The piano ballad tells a devastating tale about a soul that’s passed on, but won’t relinquish its hold on the living. When you cried, I’d wipe away all of your tears/When you’d scream, I’d fight away all of your fears/And I held your hand through all of these years/But you still have all of me, Lee sings with achingly beautiful vocals.

[RELATED: Evanescence Return Triumphant and Energized to Release an Album a Lifetime in the Making]

“My Immortal” was a worldwide hit, peaking inside the Top 10 on the Billboard Hot 100 and hitting No. 1 in the United Kingdom, Greece and others. Despite its popularity, Lee admitted that she didn’t always feel a strong connection to it. “It didn’t mean a lot to me in the beginning,” Lee told American Songwriter. “That was a song I got sick of. There were a couple of years where I was like, ‘I’m not playing the song tonight. I don’t want to. I’m tired of it.'”

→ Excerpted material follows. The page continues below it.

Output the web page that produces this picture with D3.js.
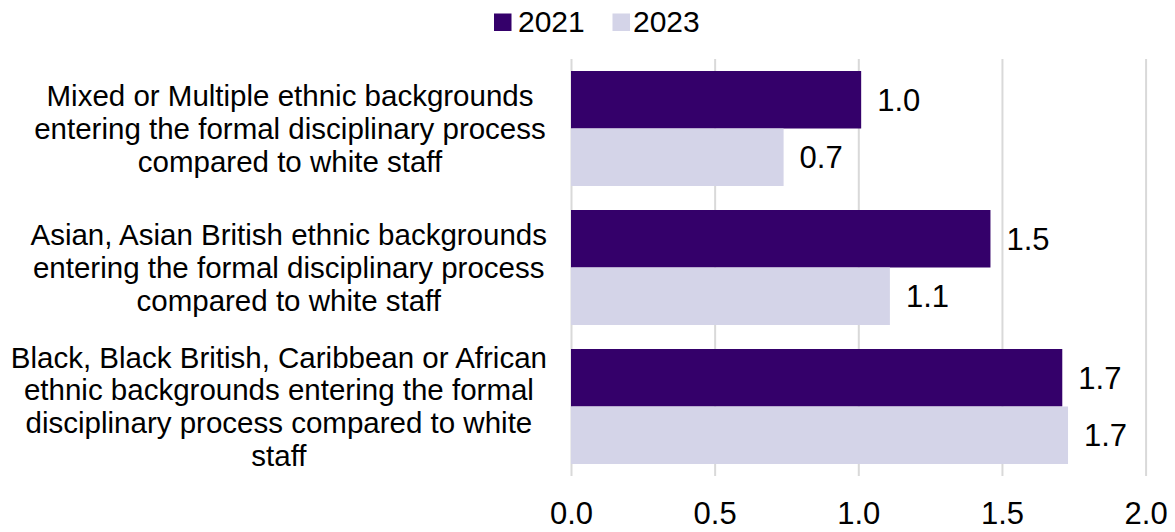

She cites the fact that Moody wrote the lyrics as the main reason why it didn’t resonate with her as much as other songs in their catalog that she’d written. “That one’s not my lyrics,” she explained. “For the most part, that was Ben’s baby.” However, Lee has a newfound appreciation for the song, as she now uses it as a love letter to the fans who’ve supported Evanescence for the past 20 years.

“It is the song before the last song in our set every night and it’s the moment where I say thank you for our time and being here,” she expressed. “I really sing the words to the fans. It really means something to me now that it couldn’t have meant then because they weren’t there. It feels like it was always about that now.”